To test things out, I temporarily ran a connection from the black tail light wire's port, down to the yellow headlight wire.

Then I plugged in my new LED light to the existing plug the stock light was plugged into. After re-connecting the battery and turning on the bike, the headlight turned on as planned.

Next, I wanted to plan a switch to be able to turn off the headlight when the bike was on. The switch required a ground wire which I ran from the grounding bolt behind the gas tank.

Now that all my tests were complete, I moved on to properly running the wires.

Running wires

Near the front of the bike, you can see where I ran a (1) power, (2) ground and (3) headlight wire. These all run back toward the seat area via an old bike tube tucked behind the frame.
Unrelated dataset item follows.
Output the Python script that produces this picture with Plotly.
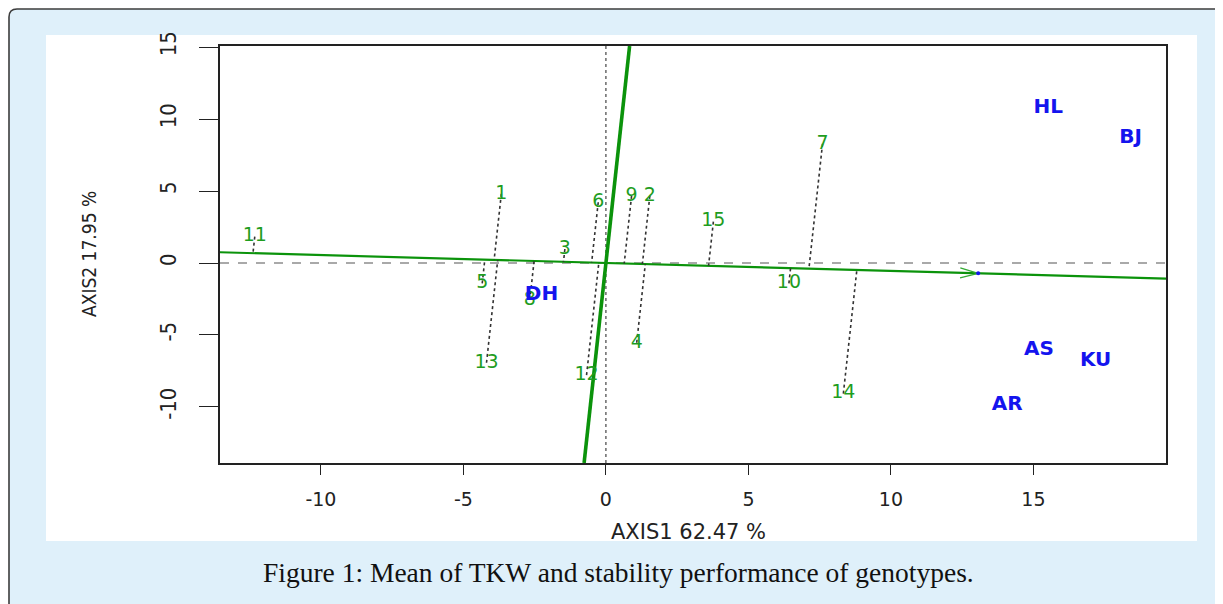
import plotly.graph_objects as go
import numpy as np

# ---------------- data ----------------
geno_labels = ["1", "2", "3", "4", "5", "6", "7", "8", "9", "10", "11", "12", "13", "14", "15"]
geno_x = [-3.67, 1.54, -1.44, 1.08, -4.34, -0.27, 7.60, -2.67, 0.90, 6.42, -12.32, -0.68, -4.19, 8.33, 3.77]
geno_y = [4.80, 4.66, 0.97, -5.54, -1.41, 4.22, 8.28, -2.57, 4.66, -1.41, 1.83, -7.79, -6.93, -9.07, 2.87]

env_labels = ["HL", "BJ", "AS", "KU", "AR", "DH"]
env_x = [15.52, 18.41, 15.19, 17.18, 14.08, -2.26]
env_y = [10.76, 8.67, -6.05, -6.79, -9.87, -2.23]

aec_x = 13.06   # average environment coordinate (blue dot with arrow)
aec_y = -0.72

x_tick_vals = [-10, -5, 0, 5, 10, 15]
x_tick_text = ["-10", "-5", "0", "5", "10", "15"]
y_tick_vals = [-10, -5, 0, 5, 10, 15]
y_tick_text = ["-10", "-5", "0", "5", "10", "15"]

x_title = "AXIS1 62.47 %"
y_title = "AXIS2 17.95 %"
caption = "Figure 1: Mean of TKW and stability performance of genotypes."

# ---------------- layout geometry (screen pixels) ----------------
OFF = 8                      # page body margin of the html page
W, H = 1223 - OFF, 604 - OFF
PL, PR, PT, PB = 220, 1166, 46, 463   # plot area in screen pixels
x_range = [-13.54, 19.65]
y_range = [-13.89, 15.07]

GREEN_LINE = "#0b930b"
GREEN_TEXT = "#1f9d1f"
BLUE = "#1414ee"
BOX_BLUE = "#dff0fa"

def px(xp):
    return (xp - PL) / (PR - PL)

def py(yp):
    return (PB - yp) / (PB - PT)

sx = (PR - PL) / (x_range[1] - x_range[0])
sy = (PB - PT) / (y_range[1] - y_range[0])

fig = go.Figure()

# ---- average-environment axis (through origin and AEC) ----
m = aec_y / aec_x
ata_x = [x_range[0], x_range[1]]
ata_y = [m * v for v in ata_x]
fig.add_trace(go.Scatter(x=ata_x, y=ata_y, mode="lines",
                         line=dict(color=GREEN_LINE, width=2.2), hoverinfo="skip"))
# ---- perpendicular (stability) axis ----
atc_y = [y_range[0], y_range[1]]
atc_x = [-m * v for v in atc_y]
fig.add_trace(go.Scatter(x=atc_x, y=atc_y, mode="lines",
                         line=dict(color=GREEN_LINE, width=3.6), hoverinfo="skip"))

# ---- projection lines from genotypes to the average-environment axis ----
ux, uy = aec_x / np.hypot(aec_x, aec_y), aec_y / np.hypot(aec_x, aec_y)
proj_x, proj_y = [], []
for gx, gy in zip(geno_x, geno_y):
    d = gx * ux + gy * uy
    proj_x += [gx, d * ux, None]
    proj_y += [gy, d * uy, None]
fig.add_trace(go.Scatter(x=proj_x, y=proj_y, mode="lines",
                         line=dict(color="#333333", width=1.6, dash="dot"), hoverinfo="skip"))

# ---- arrow head at AEC (open chevron) ----
dpx, dpy = aec_x * sx, -aec_y * sy
nrm = np.hypot(dpx, dpy)
dpx, dpy = dpx / nrm, dpy / nrm
back = 18.0
half = 5.0
bx, by = -back * dpx, -back * dpy
w1 = (bx - half * dpy, by + half * dpx)
w2 = (bx + half * dpy, by - half * dpx)
ah_x = [aec_x + w1[0] / sx, aec_x, aec_x + w2[0] / sx]
ah_y = [aec_y - w1[1] / sy, aec_y, aec_y - w2[1] / sy]
fig.add_trace(go.Scatter(x=ah_x, y=ah_y, mode="lines",
                         line=dict(color="#33aa33", width=1.3), hoverinfo="skip"))
fig.add_trace(go.Scatter(x=[aec_x], y=[aec_y], mode="markers",
                         marker=dict(color=BLUE, size=4), hoverinfo="skip"))

# ---- labels ----
fig.add_trace(go.Scatter(x=geno_x, y=geno_y, mode="text", text=geno_labels,
                         textposition="middle center", cliponaxis=False,
                         textfont=dict(family="DejaVu Sans", size=19, color=GREEN_TEXT),
                         hoverinfo="skip"))
fig.add_trace(go.Scatter(x=env_x, y=env_y, mode="text", text=env_labels,
                         textposition="middle center", cliponaxis=False,
                         textfont=dict(family="DejaVu Sans", size=20, color=BLUE, weight="bold"),
                         hoverinfo="skip"))

# ---------------- decoration shapes ----------------
shapes = []
r = 8
x0, y0 = 9, 9
path = (f"M {px(x0)},{py(640)} L {px(x0)},{py(y0 + r)} "
        f"Q {px(x0)},{py(y0)} {px(x0 + r)},{py(y0)} "
        f"L {px(1260)},{py(y0)} L {px(1260)},{py(640)} Z")
shapes.append(dict(type="path", xref="paper", yref="paper", path=path,
                   fillcolor=BOX_BLUE, line=dict(color="#3c3c3c", width=1.6), layer="below"))
shapes.append(dict(type="rect", xref="paper", yref="paper",
                   x0=px(46), x1=px(1197), y0=py(541), y1=py(35),
                   fillcolor="white", line=dict(width=0), layer="below"))
shapes.append(dict(type="line", xref="x", yref="y domain", x0=0, x1=0, y0=0, y1=1,
                   line=dict(color="#333333", width=1.1, dash="dot"), layer="below"))
shapes.append(dict(type="line", xref="x domain", yref="y", x0=0, x1=1, y0=0, y1=0,
                   line=dict(color="#555555", width=1.1, dash="dash"), layer="below"))

annotations = [
    dict(text=x_title, xref="paper", yref="paper", x=px(688), y=py(532),
         showarrow=False, xanchor="center", yanchor="middle",
         font=dict(family="DejaVu Sans", size=21, color="#222222")),
    dict(text=y_title, xref="paper", yref="paper", x=px(89), y=py(254),
         showarrow=False, xanchor="center", yanchor="middle", textangle=-90,
         font=dict(family="Liberation Sans Narrow, DejaVu Sans Condensed, sans-serif", size=19, color="#222222")),
    dict(text=caption, xref="paper", yref="paper", x=px(618), y=py(572),
         showarrow=False, xanchor="center", yanchor="middle",
         font=dict(family="Liberation Serif, serif", size=27.5, color="#111111")),
]

fig.update_layout(
    width=W, height=H,
    margin=dict(l=PL - OFF, r=W - (PR - OFF), t=PT - OFF, b=H - (PB - OFF), pad=0),
    paper_bgcolor="white", plot_bgcolor="white",
    showlegend=False,
    shapes=shapes, annotations=annotations,
    xaxis=dict(range=x_range, tickmode="array", tickvals=x_tick_vals, ticktext=x_tick_text,
               showgrid=False, zeroline=False, showline=True, linecolor="#222222", linewidth=1.5,
               mirror=True, ticks="outside", ticklen=10, tickwidth=1.3, tickcolor="#222222",
               ticklabelstandoff=8,
               tickfont=dict(family="DejaVu Sans", size=19, color="#222222")),
    yaxis=dict(range=y_range, tickmode="array", tickvals=y_tick_vals, ticktext=y_tick_text,
               showgrid=False, zeroline=False, showline=True, linecolor="#222222", linewidth=1.5,
               mirror=True, ticks="outside", ticklen=19, tickwidth=1.3, tickcolor="#222222",
               tickangle=-90, ticklabelstandoff=14,
               tickfont=dict(family="Liberation Sans Narrow, DejaVu Sans Condensed, sans-serif", size=22, color="#222222")),
)

fig.write_html("out.html")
I tapped in a second connection to the power and ground to run a connection to the USB plug.

If we trace the red power wire back it runs through the tube which gets tucked behind the frame...

...and here you can see where it was tapped into the black power wire.
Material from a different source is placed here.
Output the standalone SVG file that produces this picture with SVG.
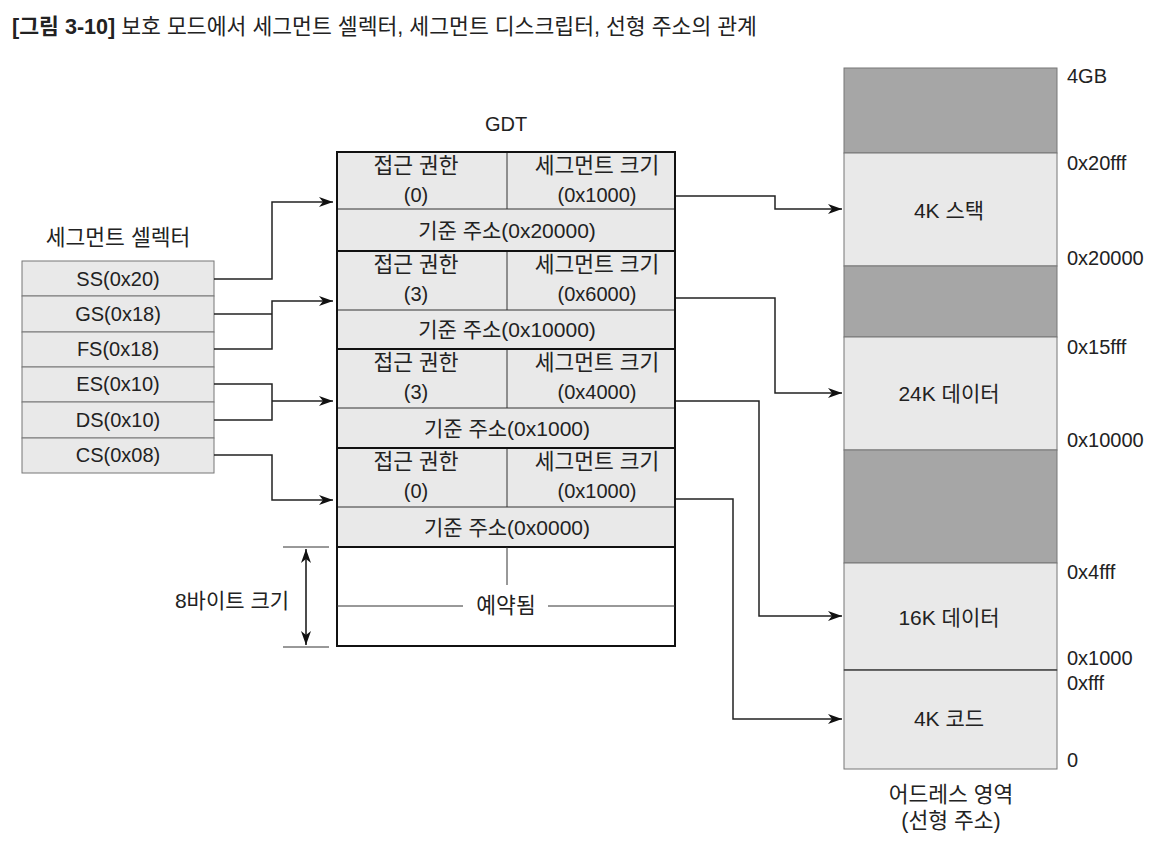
<svg xmlns="http://www.w3.org/2000/svg" width="1170" height="854" viewBox="0 0 1170 854">
<style>
text{font-family:"Liberation Sans","Noto Sans CJK KR",sans-serif;font-size:21px;fill:#222;dominant-baseline:central}
.n{font-size:20px}
.k{font-size:21.5px}
.c{text-anchor:middle}
.l{text-anchor:start}
.title{font-size:21.5px}
.b{font-weight:bold}
.lg{fill:#e9e9e9}
.dk{fill:#a6a6a6}
.cell{stroke:#777;stroke-width:1}
.conn{fill:none;stroke:#222;stroke-width:1.5}
.thin{stroke:#333;stroke-width:1}
.thick{stroke:#111;stroke-width:2}
</style>
<defs>
<marker id="arr" viewBox="0 0 14 10" refX="14" refY="5" markerWidth="14" markerHeight="10" markerUnits="userSpaceOnUse" orient="auto-start-reverse">
<path d="M0,0 L14,5 L0,10 L4,5 z" fill="#111"/>
</marker>
</defs>
<rect width="1170" height="854" fill="#fff"/>

<g id="title">
<text class="l title" x="12" y="27" textLength="745" lengthAdjust="spacingAndGlyphs"><tspan class="b">[그림 3-10]</tspan> 보호 모드에서 세그먼트 셀렉터, 세그먼트 디스크립터, 선형 주소의 관계</text>
</g>

<g id="selector">
<text class="c k" x="118" y="238">세그먼트 셀렉터</text>
<rect class="lg cell" x="22" y="261" width="192" height="35"/>
<rect class="lg cell" x="22" y="296" width="192" height="36"/>
<rect class="lg cell" x="22" y="332" width="192" height="35"/>
<rect class="lg cell" x="22" y="367" width="192" height="35"/>
<rect class="lg cell" x="22" y="402" width="192" height="36"/>
<rect class="lg cell" x="22" y="438" width="192" height="35"/>
<text class="c n" x="118" y="279">SS(0x20)</text>
<text class="c n" x="118" y="314">GS(0x18)</text>
<text class="c n" x="118" y="349">FS(0x18)</text>
<text class="c n" x="118" y="384">ES(0x10)</text>
<text class="c n" x="118" y="420">DS(0x10)</text>
<text class="c n" x="118" y="455">CS(0x08)</text>
</g>

<g id="gdt">
<text class="c n" x="506" y="124">GDT</text>
<rect class="lg" x="337" y="152" width="338" height="395"/>
<rect fill="#fff" x="337" y="547" width="338" height="99"/>
<line class="thin" x1="337" y1="209" x2="675" y2="209"/>
<line class="thin" x1="337" y1="310" x2="675" y2="310"/>
<line class="thin" x1="337" y1="408" x2="675" y2="408"/>
<line class="thin" x1="337" y1="507" x2="675" y2="507"/>
<line class="thin" x1="507" y1="152" x2="507" y2="209"/>
<line class="thin" x1="507" y1="251" x2="507" y2="310"/>
<line class="thin" x1="507" y1="349" x2="507" y2="408"/>
<line class="thin" x1="507" y1="448" x2="507" y2="507"/>
<line class="thick" x1="337" y1="251" x2="675" y2="251"/>
<line class="thick" x1="337" y1="349" x2="675" y2="349"/>
<line class="thick" x1="337" y1="448" x2="675" y2="448"/>
<line class="thick" x1="337" y1="547" x2="675" y2="547" stroke-width="2.5"/>
<rect x="337" y="152" width="338" height="494" fill="none" stroke="#111" stroke-width="2"/>
<line class="thin" x1="507" y1="547" x2="507" y2="585"/>
<line class="thin" x1="337" y1="606" x2="463" y2="606"/>
<line class="thin" x1="548" y1="606" x2="675" y2="606"/>
<text class="c k" x="506" y="606">예약됨</text>

<text class="c k" x="416" y="166">접근 권한</text>
<text class="c n" x="416" y="195">(0)</text>
<text class="c k" x="597" y="166">세그먼트 크기</text>
<text class="c n" x="597" y="195">(0x1000)</text>
<text class="c" x="507" y="230">기준 주소(0x20000)</text>

<text class="c k" x="416" y="265">접근 권한</text>
<text class="c n" x="416" y="294">(3)</text>
<text class="c k" x="597" y="265">세그먼트 크기</text>
<text class="c n" x="597" y="294">(0x6000)</text>
<text class="c" x="507" y="329">기준 주소(0x10000)</text>

<text class="c k" x="416" y="363">접근 권한</text>
<text class="c n" x="416" y="392">(3)</text>
<text class="c k" x="597" y="363">세그먼트 크기</text>
<text class="c n" x="597" y="392">(0x4000)</text>
<text class="c" x="507" y="428">기준 주소(0x1000)</text>

<text class="c k" x="416" y="462">접근 권한</text>
<text class="c n" x="416" y="491">(0)</text>
<text class="c k" x="597" y="462">세그먼트 크기</text>
<text class="c n" x="597" y="491">(0x1000)</text>
<text class="c" x="507" y="527">기준 주소(0x0000)</text>
</g>

<g id="size-note">
<line class="thin" x1="283" y1="547" x2="329" y2="547"/>
<line class="thin" x1="283" y1="647" x2="329" y2="647"/>
<line x1="306" y1="549" x2="306" y2="645" stroke="#111" stroke-width="1.5" marker-start="url(#arr)" marker-end="url(#arr)"/>
<text class="c" x="232" y="600">8바이트 크기</text>
</g>

<g id="memory">
<rect class="dk cell" x="844" y="68" width="213" height="85"/>
<rect class="lg cell" x="844" y="153" width="213" height="113"/>
<rect class="dk cell" x="844" y="266" width="213" height="71"/>
<rect class="lg cell" x="844" y="337" width="213" height="113"/>
<rect class="dk cell" x="844" y="450" width="213" height="113"/>
<rect class="lg cell" x="844" y="563" width="213" height="107"/>
<rect class="lg cell" x="844" y="670" width="213" height="99"/>
<line x1="844" y1="670" x2="1057" y2="670" stroke="#222" stroke-width="1.2"/>
<text class="c" x="949" y="210">4K 스택</text>
<text class="c" x="949" y="393">24K 데이터</text>
<text class="c" x="949" y="617">16K 데이터</text>
<text class="c" x="949" y="718">4K 코드</text>
<text class="l n" x="1067" y="76">4GB</text>
<text class="l n" x="1067" y="163">0x20fff</text>
<text class="l n" x="1067" y="258">0x20000</text>
<text class="l n" x="1067" y="347">0x15fff</text>
<text class="l n" x="1067" y="440">0x10000</text>
<text class="l n" x="1067" y="572">0x4fff</text>
<text class="l n" x="1067" y="658">0x1000</text>
<text class="l n" x="1067" y="683">0xfff</text>
<text class="l n" x="1067" y="760">0</text>
<text class="c k" x="951" y="795">어드레스 영역</text>
<text class="c k" x="951" y="821">(선형 주소)</text>
</g>

<g id="connectors">
<polyline class="conn" points="214,279 272,279 272,202 333,202" marker-end="url(#arr)"/>
<polyline class="conn" points="214,314 272,314"/>
<polyline class="conn" points="214,349 272,349 272,301 333,301" marker-end="url(#arr)"/>
<polyline class="conn" points="214,384 272,384 272,420 214,420"/>
<polyline class="conn" points="272,401 333,401" marker-end="url(#arr)"/>
<polyline class="conn" points="214,455 272,455 272,500 333,500" marker-end="url(#arr)"/>
<polyline class="conn" points="676,196 775,196 775,209 842,209" marker-end="url(#arr)"/>
<polyline class="conn" points="676,298 775,298 775,393 842,393" marker-end="url(#arr)"/>
<polyline class="conn" points="676,401 759,401 759,616 842,616" marker-end="url(#arr)"/>
<polyline class="conn" points="676,499 733,499 733,719 842,719" marker-end="url(#arr)"/>
</g>
</svg>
Similarly, the black ground wire runs through the tube, then up to the grounding bolt.

Finally, I ran some yellow wire back through the tube and soldered it to the yellow headlight wire I had de-pinned earlier.

It would be more ideal to have this switch up near the grips, but I didn't want to deal with running wire that would have to pivot with the handlebars. It's not a switch I'll need to use frequently, so I think this location is adequate.

Headlight brackets

At this point the wiring was done so I moved on to working on the headlight and turn signals.

I mocked up some brackets using a paper template. From this template I cut out some wood prototypes to make sure everything lined up and would hold the headlight properly.

Using the wood prototypes as a template, I cut out some metal brackets a sheet of 16 gauge steel.

I could have painted these brackets black and called it a day, but I wanted to cover some of the gap behind the headlight and the gauge box. To accomplish this, I cut out some covers from .080" thick ABS plastic to go over the bracket. Using a heat gun, I bent the plastic into shape to curve into the instrument gauge.

Even though the metal brackets are going to be covered by the plastic, I decided to paint them black to test out with a new powder coating system I had picked up.

While I had the powder coater out, I also covered the bolts, washers and spacers that fix. the brackets and light to the bike.

Turn signals

Next step was turn signals. The LED headlight I'm using (7" LED Daymaker) has integrated turn signals, but I wasn't confident they'd pass my state's inspection rules.

Instead, I ordered these flush mount LED signals from TST industries.

The signals fit through a hole I drilled in each bracket and are secured via a plastic nut.

The signals come with harnesses that allow them to plug directly into the stock signal plugs.

I switched out the stock turn signal relay with an AUDEW LED Flasher relay in order for the LED signals to blink properly.

With the signals complete, I plugged in the headlight. A third wire runs out of the headlight harness for day-time running lights, and I wired up some plugs to tap this into the low beam power wire. Because I wasn't using the turn signals on the headlight, I capped off those two wires.